Monday, 24 January 2011

family

Sometimes I love my family/sometimes I hate them.

They can be frustrating, dogmatic, overwhelming, annoying, and outrageously negative. They criticize, critique, judge, and feel the need to voice an opinion on every single subject discussed.

Not only that---due to unfortunately choices between my parents and siblings, some of us aren't on good terms with my parents. We're talking but not easily, words a bit forced, certain subjects avoided, people generally unhappy with the way things are but neither side willing to give.

I know that who I am has been greatly impacted by my family, the people I have been surrounded with for years. Even though I don't live with my parents any more, I still find myself thinking a certain way or doing certain things that I know are habits instilled by them.

(Like only getting gas from Canadian Tire in order to the get back the Canadian Tire reward money. My dad seemed to live by that rule and now it's the only place I feel I should pump gas from.)

It's not necessarily a negative thing, being so profoundly impacted by the family around you. I feel lucky that we're not a family that has been quiet, tiptoeing about each other, everyone busy doing their own things and lacking the care for each other. Sometimes it feels like the other way around--people care way too much about each other's business. They need to learn to back off during certain moment...but there's pros and cons to everything.

Tonight though, S and I headed over to the family house to have supper with them and generally shoot the breeze. J is going to visit C in Asia for a month so we were wishing her well, taking time to talk to her before she leaves.

We sat down with several pots of Earl Grey tea and played Skip-bo, Phase 10, and Uno.
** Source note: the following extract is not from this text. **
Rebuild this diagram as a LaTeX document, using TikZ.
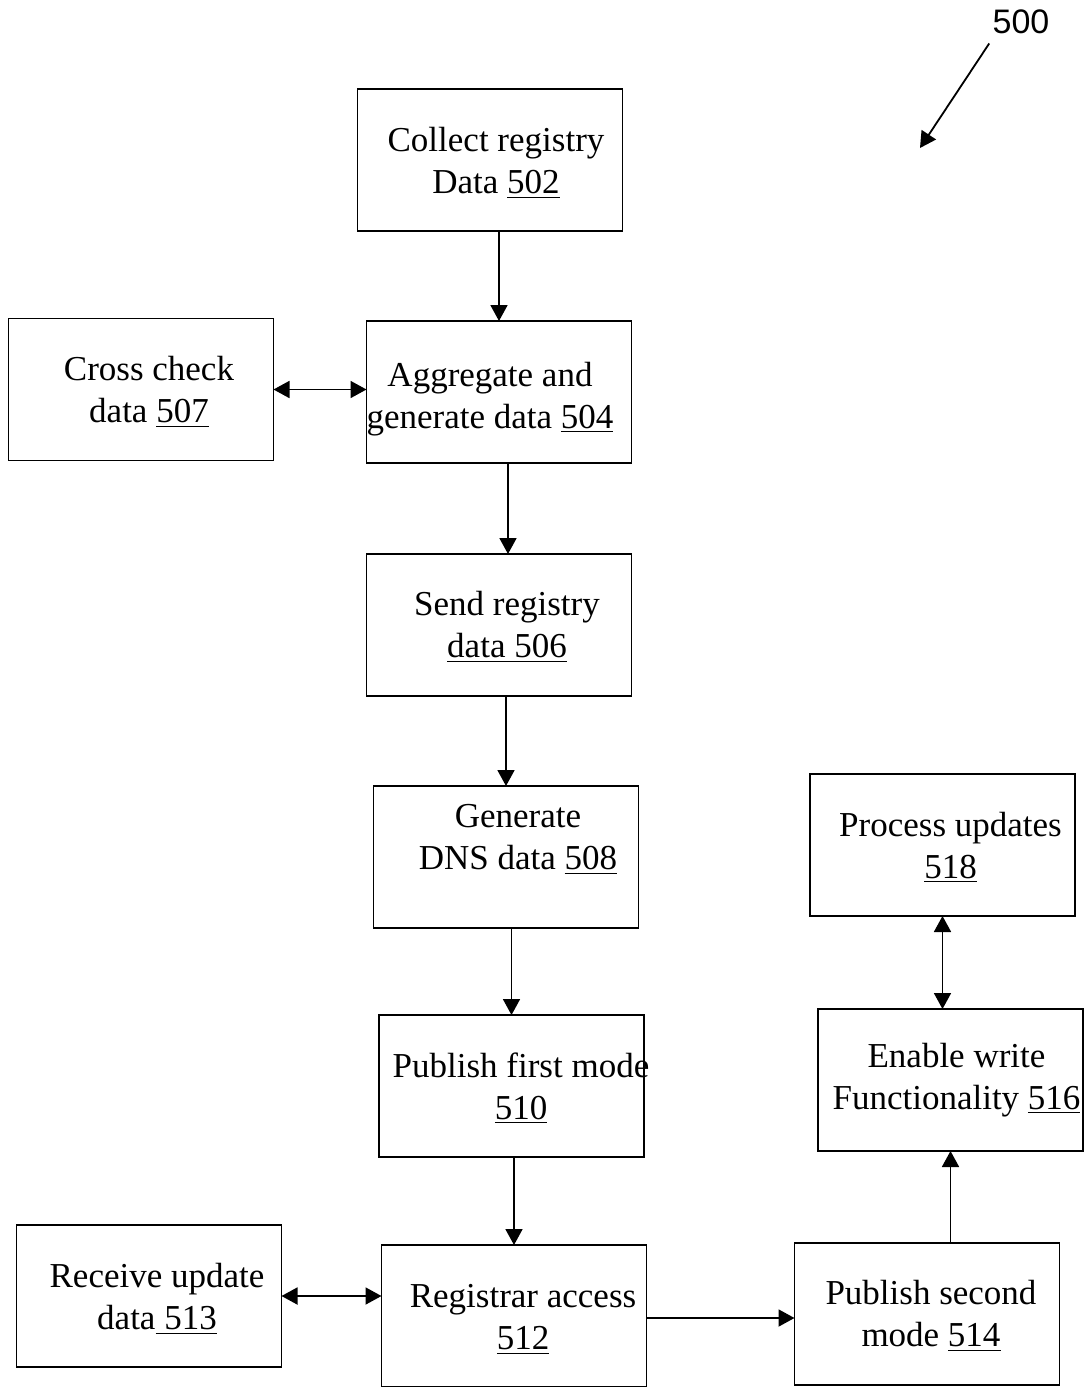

We talked, laughed, made crude jokes, drank more tea, argued, played more games, laughed, lamented our poor luck at the games, listened to music, and generally carried on like so for a few hours.

S and I were talking about how we would be financially tight for the next couple months (due to our move coming up), and before we left my Mom gave us two bags of random groceries and said they were never going to use them. Of course they would have...tuna, cream of mushroom, spaghetti sauce, spaghetti noodles, Alphagetti...every one in the family would have consumed those things at one point or another, but that's my Mom for you...sometimes she seems ungenerous in her soul because she won't give or compromise regarding certain issues, but then she does something quietly like that, and we're struck anew at how gracious our parents are.

They must worry. They must worry about our eternal souls, our finances, our relationships that might drag us down, the fact that we don't go consistently to church, our physical sicknesses and needs...they must lay awake at night and wonder where we are and what we are doing, whether we are safe or in a potentially dangerous situation. Once you're a parent, you never stop parenting. You never shut off that concern and love for your child.

JM comes over to S and I laying on the kitchen floor wrestling with M. He kisses each of us on the cheek and M hugs us. There's so much love covering the house, and it should be able to flood through the discontent and frustration. The grace should reach past the disagreements and differing opinions.

How do we get so caught up in these petty squabbles and little things, that we forget how much we love each other? When did we grow up into these people that are loud, opinionated, and a bit malicious and hurtful to each other?

I know one thing for sure--the love that is so strong should be strong enough to reach to each other in times of hurt, fear, and confusion. Perhaps we just need to learn how to show ourselves better...perhaps we need to become more transparent with our individual lives instead of being so independent and separate. Who knows the answers. I do know that I love my family despite all the rage and sadness I might feel due to them.

I love them. The ties that bind us, the blood ties are stronger than anything in the world. We're connected through shared childhood experiences, through the jokes and the tragedies, through the easy and difficult learning, through everything...We're a family and we might hate each other sometimes, but we love each other all the time.